XA transactions use the two-phase commit protocol. The two-phase commit protocol is a blocking protocol. During the first phase participating servers begin a transaction and the client carries out its work. This phase is followed by a second voting phase. During voting, the servers first make a firm promise that they are ready to commit the work even in case of their possible unexpected failure. Should a server crash in this phase, it will still recall the aborted transaction after recover and wait for the client to decide on whether it shall be committed or rolled back.

Should a client that has initiated a global transaction crash after all the participating servers gave their promise to be ready to commit, then the servers must wait for a decision. The servers are not allowed to unilaterally decide on the transaction.

A client crash or disconnect from a participant, a server crash or server error during the fist phase of the protocol is uncritical. In most cases, the server will forget about the XA transaction and its work is rolled back. Additionally, the plugin tries to reach out to as many participants as it can to instruct the server to roll back the work immediately. It is not possible to disable this implicit rollback carried out by PECL/mysqlnd_ms in case of errors during the first phase of the protocol. This design decision has been made to keep the implementation simple.

An error during the second phase of the commit protocol can develop into a more severe situation. The servers will not forget about prepared but unfinished transactions in all cases. The plugin will not attempt to solve these cases immediately but waits for optional background garbage collection to ensure progress of the commit protocol. It is assumed that a solution will take significant time as it may include waiting for a participating server to recover from a crash. This time span may be longer than a developer and end user expects when trying to commit a global transaction with mysqlnd_ms_xa_commit(). Thus, the function returns with the unfinished global transaction still requiring attention. Please, be warned that at this point, it is not yet clear whether the global transaction will be committed or rolled back later on.

Errors during the second phase can be ignored, handled by yourself or solved by the build-int garbage collection logic. Ignoring them is not recommended as you may experience unfinished global transactions on your servers that block resources virtually indefinitely. Handling the errors requires knowing the participants, checking their state and issuing appropriate SQL commands on them. There are no user API calls to expose this very information. You will have to configure a state store and make the plugin record its actions in it to receive the desired facts.

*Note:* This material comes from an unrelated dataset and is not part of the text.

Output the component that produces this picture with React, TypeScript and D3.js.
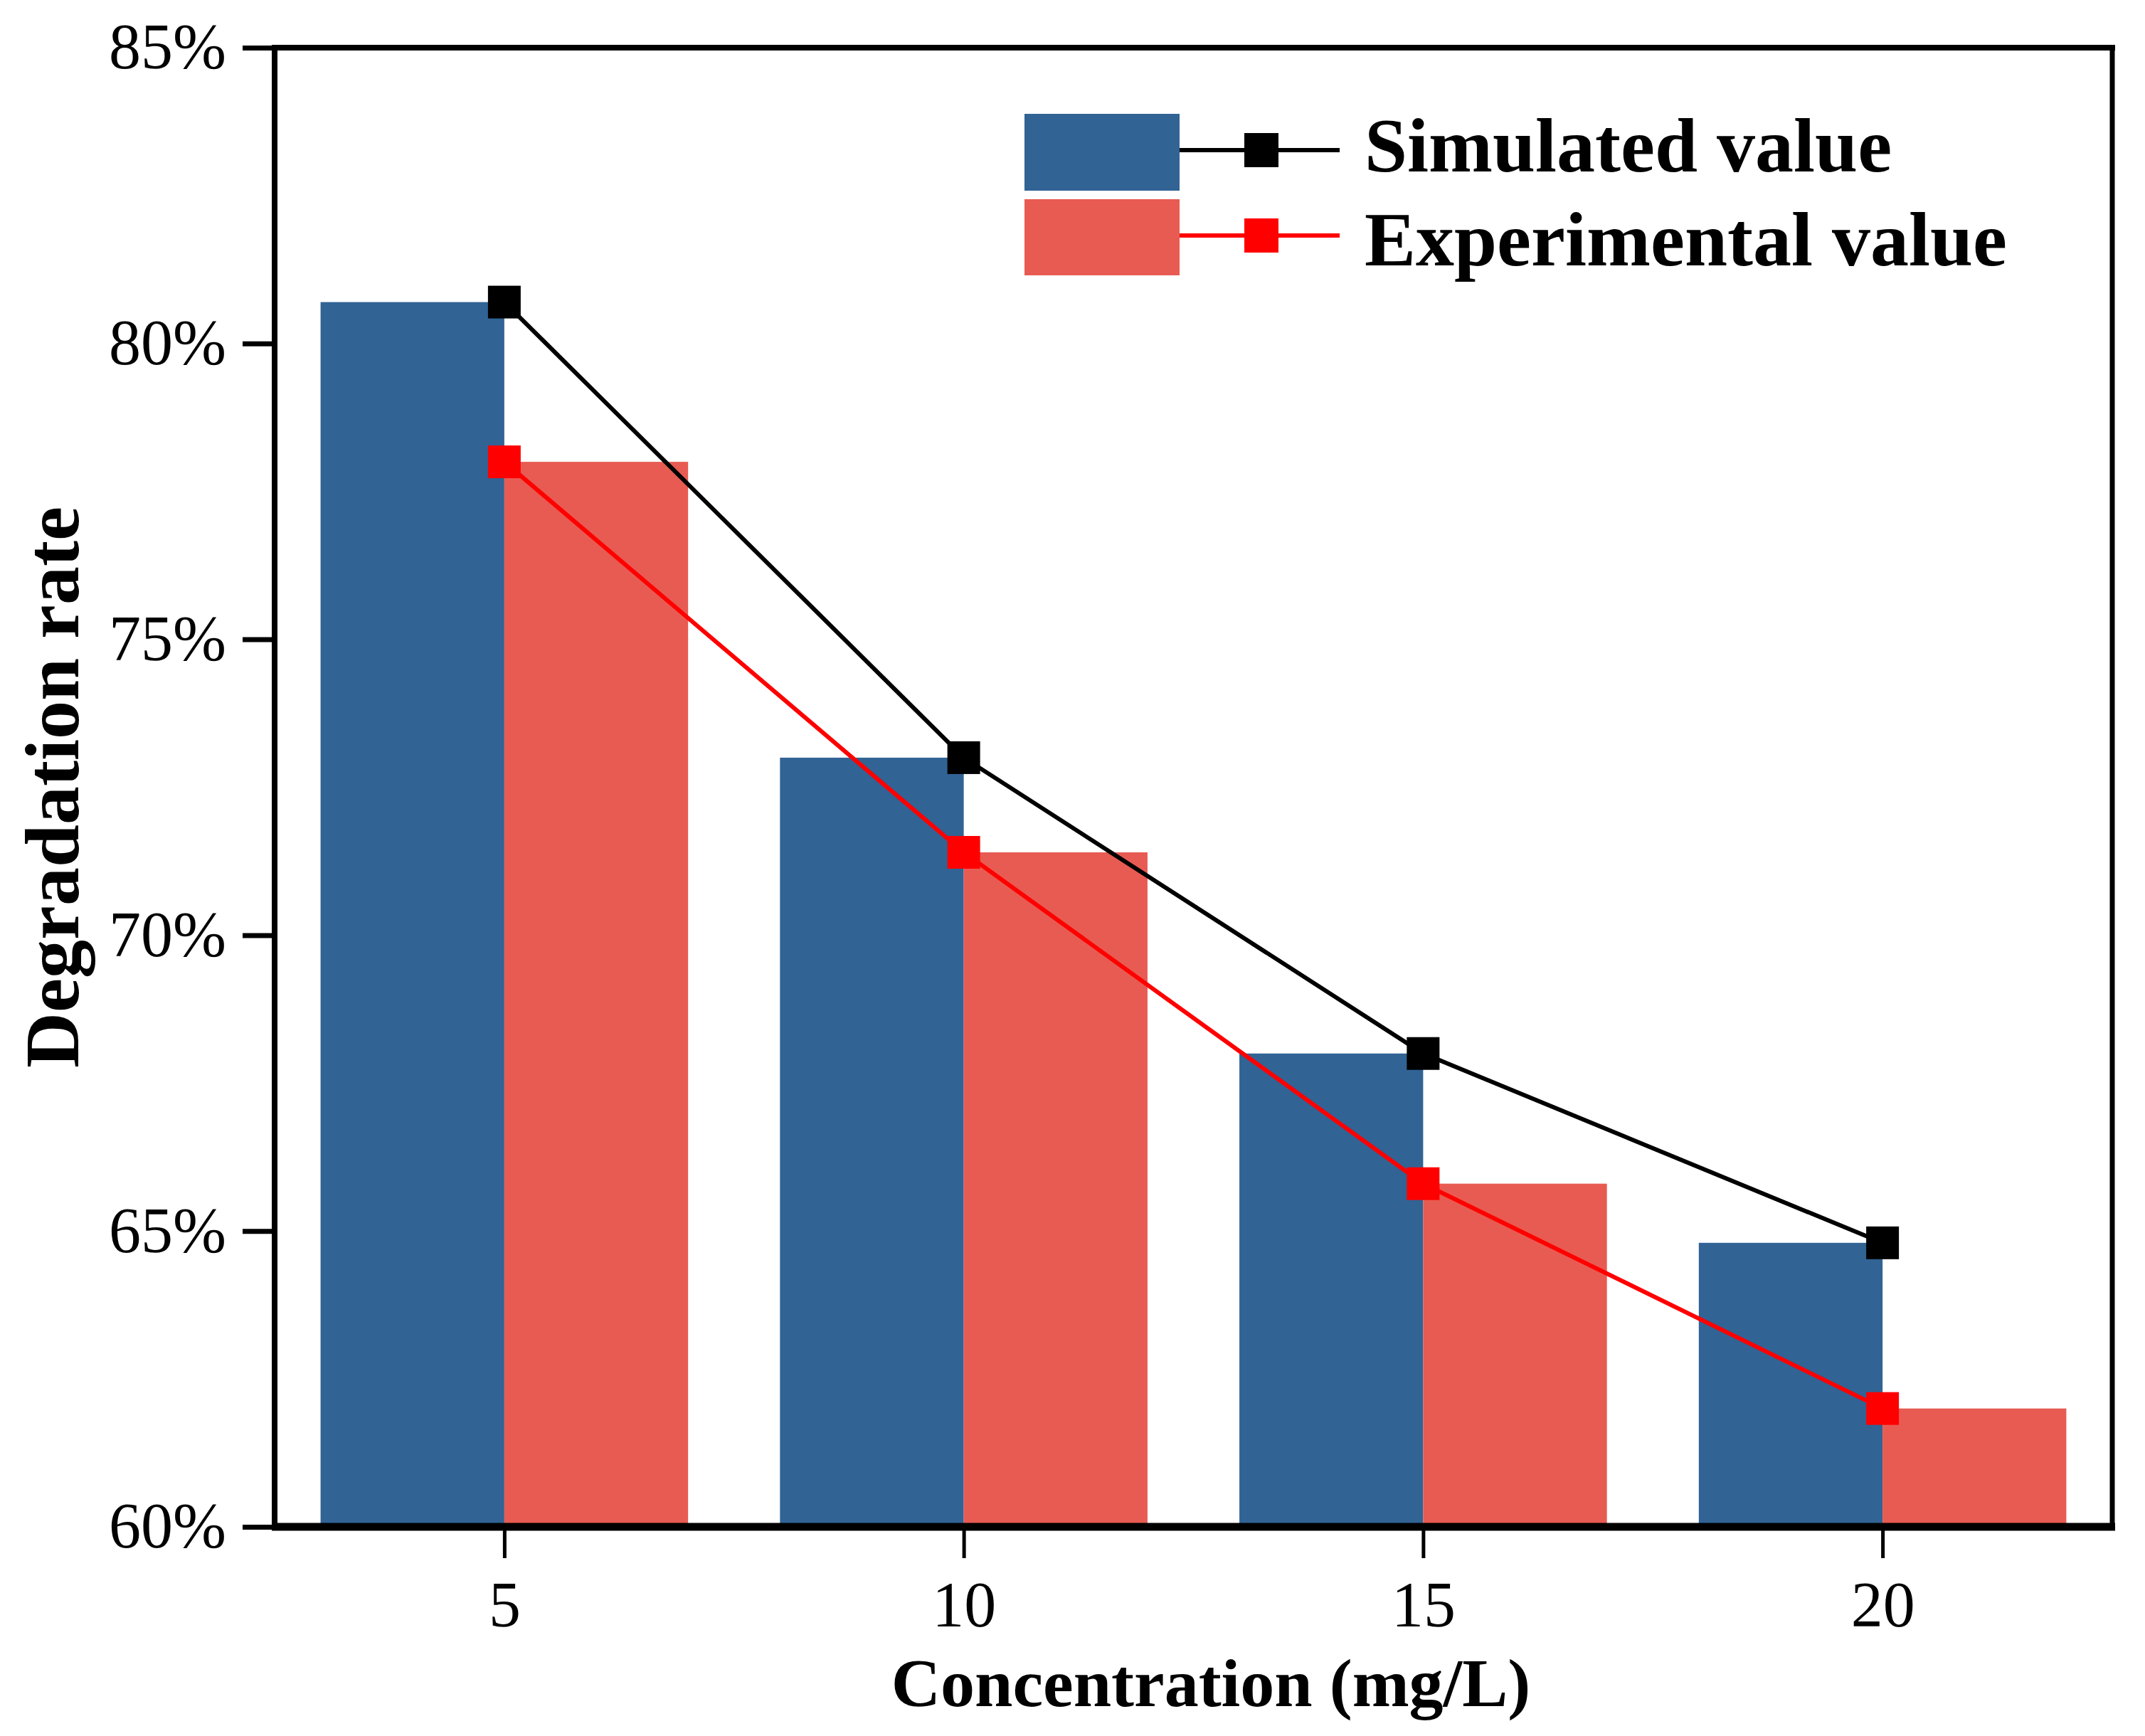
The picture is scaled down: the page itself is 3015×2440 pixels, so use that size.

Please, see the quickstart and related plugin configuration file settings for an example how to configure a state. In addition to configuring a state store, you have to setup some SQL tables. The table definitions are given in the description of the plugin configuration settings.

Setting up and configuring a state store is also a precondition for using the built-in garbage collection for XA transactions that fail during the second commit phase. Recording information about ongoing XA transactions is an unavoidable extra task. The extra task consists of updating the state store after each and every operation that changes the state of the global transaction itself (started, committed, rolled back, errors and aborts), the addition of participants (host, optionally user and password required to connect) and any changes to a participants state. Please note, depending on configuration and your security policies, these recordings may be considered sensitive. It is therefore recommended to restrict access to the state store. Unless the state store itself becomes overloaded, writing the state information may contribute noteworthy to the runtime but should overall be only a minor factor.

It is possible that the effort it takes to implement your own routines for handling XA transactions that failed during the second commit phase exceeds the benefits of using the XA feature of PECL/mysqlnd_ms in the first place. Thus, the manual focussed on using the built-on garbage collection only.

Garbage collection can be triggered manually or automatically in the background. You may want to call mysqlnd_ms_xa_gc() immediately after a commit failure to attempt to solve any failed but still open global transactions as soon as possible. You may also decide to disable the automatic background garbage collection, implement your own rule set for invoking the built-in garbage collection and trigger it when desired.

By default the plugin will start the garbage collection with a certain probability in the extensions internal RSHUTDOWN method. The request shutdown is called after your script finished. Whether the garbage collection will be triggered is determined by computing a random value between 1...1000 and comparing it with the configuration setting probability (default: 5). If the setting is greater or equal to the random value, the garbage collection will be triggered.

Once started, the garbage collection acts upon up to max_transactions_per_run (default: 100) global transactions recorded. Records include successfully finished but also unfinished XA transactions. Records for successful transactions are removed and unfinished transactions are attempted to be solved. There are no statistics that help you finding the right balance between keeping garbage collection runs short by limiting the number of transactions considered per run and preventing the garbage collection to fall behind, resulting in many records.

For each failed XA transaction the garbage collection makes max_retries (default: 5) attempts to finish it. After that PECL/mysqlnd_ms gives up. There are two possible reasons for this. Either a participating server crashed and has not become accessible again within max_retries invocations of the garbage collection, or there is a situation that the built-in garbage collection cannot cope with. Likely, the latter would be considered a bug. However, you can manually force more garbage collection runs calling mysqlnd_ms_xa_gc() with the appropriate parameter set. Should even those function runs fail to solve the situation, then the problem must be solved by an operator.

The function mysqlnd_ms_get_stats() provides some statistics on how many XA transactions have been started, committed, failed or rolled back.